$.4-M windfall from Blatter
- Joaquin M. Henson () - December 11, 2007 - 12:00am

FIFA (Federation Internationale de Football Association) president Joseph Blatter of Switzerland announced an early Christmas present of $400,000 for the Philippine Football Federation (PFF) in the highlight of a gala dinner celebration of the sport’s 100th anniversary in the country at the Sofitel Philippine Plaza Hotel the other night.

Blatter, 71, was in town for an overnight visit with Asian Football Confederation (AFC) president Mohammed Bin Hammam of Qatar and a traveling staff of six from the FIFA headquarters in Zurich.

Speaking before over 500 guests in a P2,500-a-plate fund-raising event, Blatter called football “the game of the people” as he encouraged more Filipinos to play the game where there are no distinctions of race, culture, religion, social class and physical attributes.

“Football is the most intelligent team sport in the world,” said Blatter, the eighth FIFA president since the organization was founded in Paris in 1904. “It requires a big surface, has 11 players against 11 players sharing one ball with no timeouts. It’s the game for everybody.”

The $400,000 donation is FIFA’s third cash top-up for the PFF aside from its usual subsidy of $250,000 a year.  FIFA doles out $1 million every four years to each of its 208 member countries aside from grants under the “goals” program.

Immediate past PFF president Johnny Romualdez said the first $400,000 donation was for the construction of a training center in Barotac Nuevo, Iloilo, and five administration buildings in Prosperidad, Agusan del Sur, Zamboanga City, Bago City, Negros Occidental, Cagayan de Oro and Los Baños, Laguna. The second donation was for the construction of a three-story PFF building, called the House of Football, in Pasig to be inaugurated next month.

Romualdez said newly elected PFF president Jose Mari Martinez will decide with the Board how to use the third donation. Infrastructure is a key priority and a likely option is to lay out a world-class artificial turf in a venue which the PFF can use exclusively and a semi-pro league can call its home. 

“FIFA money for local tournaments is out of the question,” said Romualdez. “It’s important that we acquire and maintain a field of international standards. A semi-pro league is a missing component in our program. Without a league, there is no crowd. Without a crowd, there are no stars. Without TV, there is no crowd. Without a league where our best players can play 30 to 40 matches a year, there can never be a strong national team.”

Blatter said he was touched by Philippine Sports Association for the Differently Abled president Mike Barredo’s appeal to include participation of his sector in the 2010 World Cup. Barredo, a former national football player, lost his eyesight in an accident.

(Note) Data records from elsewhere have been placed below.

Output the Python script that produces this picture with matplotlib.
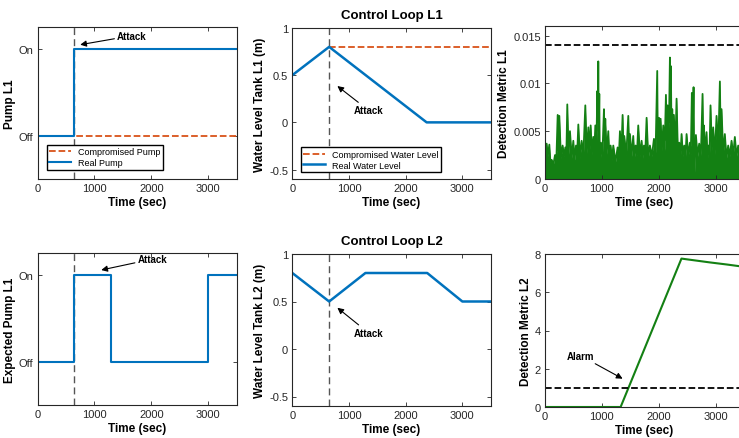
import numpy as np
import matplotlib
matplotlib.use('Agg')
import matplotlib.pyplot as plt

plt.rcParams['font.family'] = ['Liberation Sans', 'DejaVu Sans']
plt.rcParams['axes.unicode_minus'] = False

# colores estilo matlab
c_blue = '#0072BD'
c_orange = '#D95319'
c_green = '#138013'
c_axis = '#262626'

t_attack = 650
t_end = 3500

# bomba L1
t_pump = [0, 650, 650, 3500]
real_pump = [0, 0, 1, 1]
t_comp_pump = [0, 3500]
comp_pump = [0, 0]

# bomba esperada L1
t_exp = [0, 650, 650, 1300, 1300, 3000, 3000, 3500]
exp_pump = [0, 0, 1, 1, 0, 0, 1, 1]

# nivel tanque L1
t_lvl1 = [0, 650, 2370, 3500]
lvl1_real = [0.5, 0.8, 0.0, 0.0]
t_lvl1_comp = [650, 3500]
lvl1_comp = [0.8, 0.8]

# nivel tanque L2
t_lvl2 = [0, 650, 1290, 2380, 3000, 3500]
lvl2 = [0.8, 0.5, 0.8, 0.8, 0.5, 0.5]

# metrica deteccion L1 (picos y valles)
t_d1 = [0, 29, 50, 76, 95, 117, 150, 176, 200, 223, 238, 252, 280, 310, 335, 357,
        375, 392, 415, 439, 470, 498, 520, 545, 565, 586, 615, 644, 675, 709, 735, 762,
        782, 803, 825, 849, 867, 885, 903, 920, 930, 937, 946, 955, 965, 984, 1010, 1037,
        1048, 1060, 1085, 1113, 1133, 1154, 1178, 1201, 1240, 1277, 1298, 1318, 1342, 1365,
        1380, 1394, 1430, 1465, 1480, 1494, 1523, 1552, 1572, 1593, 1617, 1640, 1670, 1699,
        1720, 1740, 1763, 1787, 1816, 1845, 1880, 1916, 1945, 1974, 1988, 2003, 2018, 2033,
        2056, 2080, 2104, 2127, 2142, 2156, 2176, 2197, 2205, 2214, 2226, 2238, 2252, 2267,
        2290, 2314, 2338, 2361, 2380, 2402, 2425, 2449, 2470, 2490, 2520, 2548, 2565, 2583,
        2598, 2613, 2625, 2654, 2683, 2712, 2742, 2771, 2783, 2794, 2818, 2841, 2858, 2876,
        2893, 2911, 2935, 2958, 2988, 3017, 3046, 3076, 3090, 3105, 3134, 3163, 3192, 3222,
        3252, 3281, 3310, 3339, 3368, 3398, 3427, 3456, 3480, 3500]
d1 = [0.003, 0.0037, 0.0024, 0.0036, 0.0018, 0.002, 0.0016, 0.0025, 0.002, 0.0067, 0.003, 0.0066, 0.0022, 0.0035, 0.0024, 0.0033,
      0.0022, 0.0078, 0.0026, 0.005, 0.0022, 0.004, 0.002, 0.0035, 0.0024, 0.0057, 0.0022, 0.004, 0.0025, 0.0077, 0.0027, 0.0054,
      0.003, 0.0056, 0.0026, 0.0044, 0.0028, 0.0056, 0.003, 0.0092, 0.006, 0.0123, 0.005, 0.0089, 0.0, 0.0038, 0.0026, 0.0073,
      0.004, 0.0063, 0.0026, 0.005, 0.0022, 0.0035, 0.002, 0.0035, 0.0018, 0.0033, 0.0022, 0.005, 0.0026, 0.0067,
      0.003, 0.0045, 0.0025, 0.0066, 0.003, 0.0047, 0.0024, 0.0045, 0.0022, 0.0035, 0.0025, 0.0056, 0.0024, 0.004,
      0.0022, 0.0035, 0.0026, 0.0064, 0.0022, 0.0035, 0.0024, 0.0042, 0.0028, 0.0113, 0.0, 0.0064, 0.0035, 0.0063,
      0.003, 0.0056, 0.003, 0.0088, 0.004, 0.0077, 0.0035, 0.0127, 0.006, 0.0118, 0.004, 0.0073, 0.0035, 0.0067,
      0.003, 0.0084, 0.0026, 0.0038, 0.0022, 0.0047, 0.0024, 0.0035, 0.0022, 0.0047, 0.0024, 0.0038, 0.0026, 0.009,
      0.004, 0.0096, 0.0, 0.0046, 0.0024, 0.0037, 0.0025, 0.0089, 0.004, 0.0056, 0.0026, 0.0049, 0.0022, 0.0035,
      0.0026, 0.0077, 0.003, 0.0054, 0.0026, 0.0066, 0.003, 0.0102, 0.004, 0.0073, 0.0026, 0.0047, 0.0022, 0.0035,
      0.0024, 0.004, 0.0025, 0.0044, 0.0024, 0.0035, 0.0026, 0.006, 0.0026, 0.004]
thr1 = 0.014

# metrica deteccion L2
t_d2 = [0, 1330, 2400, 2900, 3200, 3500]
d2 = [0, 0, 7.76, 7.56, 7.45, 7.33]
thr2 = 1

W, H = 739, 439
fig = plt.figure(figsize=(W/100, H/100), dpi=100)

def mk_ax(x0, x1, y0, y1):
    # pixeles -> fraccion de figura
    ax = fig.add_axes([x0/W, 1 - y1/H, (x1 - x0)/W, (y1 - y0)/H])
    ax.tick_params(direction='in', top=True, right=True, length=3, width=0.6,
                   labelsize=8, colors=c_axis, pad=3)
    for s in ax.spines.values():
        s.set_linewidth(0.8)
        s.set_color(c_axis)
    ax.set_xlim(0, t_end)
    ax.set_xticks([0, 1000, 2000, 3000])
    ax.set_xlabel('Time (sec)', fontsize=8.5, fontweight='bold', labelpad=2)
    return ax

lab = dict(fontsize=8.5, fontweight='bold')
arw = dict(arrowstyle='-|>', color='k', lw=0.8, mutation_scale=9, shrinkA=0, shrinkB=0)
ann = dict(fontsize=7, fontweight='bold', va='center')
leg = dict(loc='lower left', borderaxespad=0, fontsize=6.5, fancybox=False, edgecolor='k',
           framealpha=1, handlelength=2.4, borderpad=0.3, labelspacing=0.2)

# fila 1
ax1 = mk_ax(37.5, 236.7, 28, 180)
ax1.axvline(t_attack, color='#555555', ls=(0, (5, 3)), lw=1)
l_comp, = ax1.plot(t_comp_pump, comp_pump, color=c_orange, ls='--', lw=1.3, label='Compromised Pump')
l_real, = ax1.plot(t_pump, real_pump, color=c_blue, lw=1.5, label='Real Pump')
ax1.set_ylim(-0.5, 1.25)
ax1.set_yticks([0, 1])
ax1.set_yticklabels(['Off', 'On'])
ax1.set_ylabel('Pump L1', labelpad=2, **lab)
ax1.legend(handles=[l_comp, l_real], bbox_to_anchor=(0.046, 0.06), **leg)
ax1.annotate('Attack', xy=(750, 1.046), xytext=(1400, 1.15), ha='left', arrowprops=arw, **ann)

ax2 = mk_ax(292.3, 490.7, 29, 180)
ax2.axvline(t_attack, color='#555555', ls=(0, (5, 3)), lw=1)
l_c2, = ax2.plot(t_lvl1_comp, lvl1_comp, color=c_orange, ls='--', lw=1.3, label='Compromised Water Level')
l_r2, = ax2.plot(t_lvl1, lvl1_real, color=c_blue, lw=1.8, label='Real Water Level')
ax2.set_ylim(-0.6, 1)
ax2.set_yticks([-0.5, 0, 0.5, 1])
ax2.set_yticklabels(['-0.5', '0', '0.5', '1'])
ax2.set_ylabel('Water Level Tank L1 (m)', labelpad=2, **lab)
ax2.set_title('Control Loop L1', fontsize=9.5, fontweight='bold', pad=7)
ax2.legend(handles=[l_c2, l_r2], bbox_to_anchor=(0.042, 0.044), **leg)
ax2.annotate('Attack', xy=(795, 0.385), xytext=(1340, 0.13), ha='center', arrowprops=arw, **ann)

ax3 = mk_ax(545, 744, 27, 180)
ax3.fill_between(t_d1, 0, d1, color=c_green, lw=0)
ax3.plot(t_d1, d1, color=c_green, lw=1.3)
ax3.axhline(thr1, color='k', ls='--', lw=1.3)
ax3.set_ylim(0, 0.016)
ax3.set_yticks([0, 0.005, 0.01, 0.015])
ax3.set_yticklabels(['0', '0.005', '0.01', '0.015'])
ax3.set_ylabel('Detection Metric L1', labelpad=2, **lab)

# fila 2
ax4 = mk_ax(37.5, 236.7, 254, 406)
ax4.axvline(t_attack, color='#555555', ls=(0, (5, 3)), lw=1)
ax4.plot(t_exp, exp_pump, color=c_blue, lw=1.5)
ax4.set_ylim(-0.5, 1.25)
ax4.set_yticks([0, 1])
ax4.set_yticklabels(['Off', 'On'])
ax4.set_ylabel('Expected Pump L1', labelpad=2, **lab)
ax4.annotate('Attack', xy=(1120, 1.054), xytext=(1760, 1.18), ha='left', arrowprops=arw, **ann)

ax5 = mk_ax(292.3, 490.7, 255, 407)
ax5.axvline(t_attack, color='#555555', ls=(0, (5, 3)), lw=1)
ax5.plot(t_lvl2, lvl2, color=c_blue, lw=1.8)
ax5.set_ylim(-0.6, 1)
ax5.set_yticks([-0.5, 0, 0.5, 1])
ax5.set_yticklabels(['-0.5', '0', '0.5', '1'])
ax5.set_ylabel('Water Level Tank L2 (m)', labelpad=2, **lab)
ax5.set_title('Control Loop L2', fontsize=9.5, fontweight='bold', pad=7)
ax5.annotate('Attack', xy=(795, 0.434), xytext=(1340, 0.172), ha='center', arrowprops=arw, **ann)

ax6 = mk_ax(545, 744, 255, 408)
ax6.plot(t_d2, d2, color=c_green, lw=1.5)
ax6.axhline(thr2, color='k', ls='--', lw=1.3)
ax6.set_ylim(0, 8)
ax6.set_yticks([0, 2, 4, 6, 8])
ax6.set_ylabel('Detection Metric L2', labelpad=2, **lab)
ax6.annotate('Alarm', xy=(1365, 1.48), xytext=(633, 2.67), ha='center', arrowprops=arw, **ann)

fig.savefig('out.png', dpi=100)
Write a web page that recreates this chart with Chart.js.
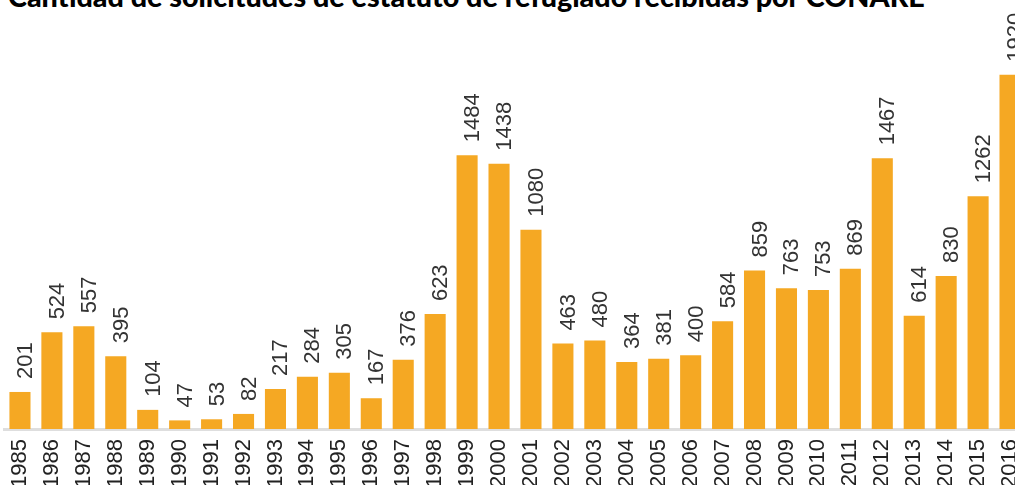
<!DOCTYPE html>
<html>
<head>
<meta charset="utf-8">
<script src="https://cdn.jsdelivr.net/npm/chart.js@4/dist/chart.umd.min.js"></script>
<style>
  html, body { margin: 0; padding: 0; background: #fff; overflow: hidden; width: 1015px; height: 485px; }
  #title { position: absolute; left: 8px; top: -21px; margin: 0; font: 900 28.7px Lato, sans-serif; color: #000; white-space: nowrap; }
  #wrap { position: absolute; left: 0; top: 0; width: 1030px; height: 498px; }
</style>
</head>
<body>
<h1 id="title">Cantidad de solicitudes de estatuto de refugiado recibidas por CONARE</h1>
<div id="wrap"><canvas id="myChart"></canvas></div>
<script>
const years = ["1985", "1986", "1987", "1988", "1989", "1990", "1991", "1992", "1993", "1994", "1995",
  "1996", "1997", "1998", "1999", "2000", "2001", "2002", "2003", "2004", "2005", "2006", "2007",
  "2008", "2009", "2010", "2011", "2012", "2013", "2014", "2015", "2016"];
const requests = [201, 524, 557, 395, 104, 47, 53, 82, 217, 284, 305, 167, 376, 623, 1484, 1438,
  1080, 463, 480, 364, 381, 400, 584, 859, 763, 753, 869, 1467, 614, 830, 1262, 1920];

// value labels, rotated, above each bar
const barLabels = {
  id: "barLabels",
  afterDatasetsDraw(chart) {
    const ctx = chart.ctx;
    const meta = chart.getDatasetMeta(0);
    ctx.save();
    ctx.font = "22px 'Liberation Sans', Arial, sans-serif";
    ctx.fillStyle = "#333";
    ctx.textAlign = "left";
    ctx.textBaseline = "alphabetic";
    meta.data.forEach((bar, i) => {
      ctx.save();
      ctx.translate(bar.x + 12, bar.y - 13);
      ctx.rotate(-Math.PI / 2);
      ctx.fillText(String(requests[i]), 0, 0);
      ctx.restore();
    });
    ctx.restore();
  }
};

new Chart("myChart", {
  type: "bar",
  data: {
    labels: years,
    datasets: [{
      data: requests,
      backgroundColor: "#F5A823",
      borderWidth: 0,
      categoryPercentage: 1,
      barPercentage: 0.66,
    }],
  },
  options: {
    responsive: true,
    maintainAspectRatio: false,
    animation: false,
    layout: { padding: { left: 4, right: 4, top: 60, bottom: 0 } },
    plugins: { legend: { display: false }, tooltip: { enabled: false } },
    scales: {
      x: {
        grid: { display: false, drawTicks: false },
        border: { color: "#dedede", width: 3 },
        afterFit(scale) {
          scale.paddingLeft = 0;
          scale.paddingRight = 0;
        },
        ticks: {
          autoSkip: false,
          minRotation: 90,
          maxRotation: 90,
          padding: 10,
          color: "#222",
          font: { family: "'Liberation Sans', Arial, sans-serif", size: 22 },
        },
      },
      y: { display: false, min: 0, max: 2000 },
    },
  },
  plugins: [barLabels],
});
</script>
</body>
</html>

Blatter also paid tribute to the late PFF secretary-general Chris Monfort, who was killed in a car mishap, and 85-year-old former FIFA referee Fernando Alvarez, a Filipino now based in San Francisco.

Martinez laid out the red carpet for Blatter and vowed to bring Philippine football back on its feet with the support of the 32 provincial associations. “Mr. Blatter’s visit will inspire us to do more for football than ever before,” he said.

Former Rep. Charlie Cojuangco, the Negros Occidental Football Association president, described Blatter as “a good example of what an international politician should be in form and substance.” He added, “Mr. Blatter is essential at this time not only for his leadership but also for his passion for football.”

For his part, Hammam urged the PFF “to restructure the game, clubs, leagues and district associations” in the campaign to make football the No. 1 sport in the country, guaranteeing support from FIFA and AFC in the effort. “The future is Asia ,” said Hamman. “It’s a mandate that we are tasked to do.” 

Hammam said the AFC was formed in Manila on May 8, 1954 – his birthday, which is why the Philippines is close to his heart. He credited Blatter for football’s progress as a business and industry. From 2003 to 2006, FIFA earned a net profit of $144 million from revenues of $1.64 billion.

To cap the gala celebration, Blatter and Martinez handed out centennial awards for milestone contributions in the history of Philippine football. The awardees were Nomads, Lions, Blue Guards and the Cheng Hua Tigers (team category), the Armed Forces of the Philippines, Philippine Army, Philippine Air Force, Philippine Navy, University of Santo Tomas, San Beda and Ateneo (outstanding institutions), Sy Peng Sam and Juan Cutillas (outstanding coaches), Alvarez (outstanding referee), Menchu Genato-Henson (outstanding women’s football), Paulino Alcantara (outstanding player, pre-war), Eddie Pacheco (outstanding player, post-war), Lino Castillejo (outstanding volunteerism) and former PFF presidents Rene Adad (for the Coke Go For Goal project) and Romualdez (for the Kasibulan under-19 and 6-12 programs).

The late Alcantara was represented by his great grandnephew Ambassador Juan Rocha. Alcantara, a Filipino-Spanish mestizo from Iloilo, saw action for the Philippine team in 1916-18 and FC Barcelona up to 1927. He is the only Filipino ever to play for a European club and remains Barcelona’s all-time leading scorer.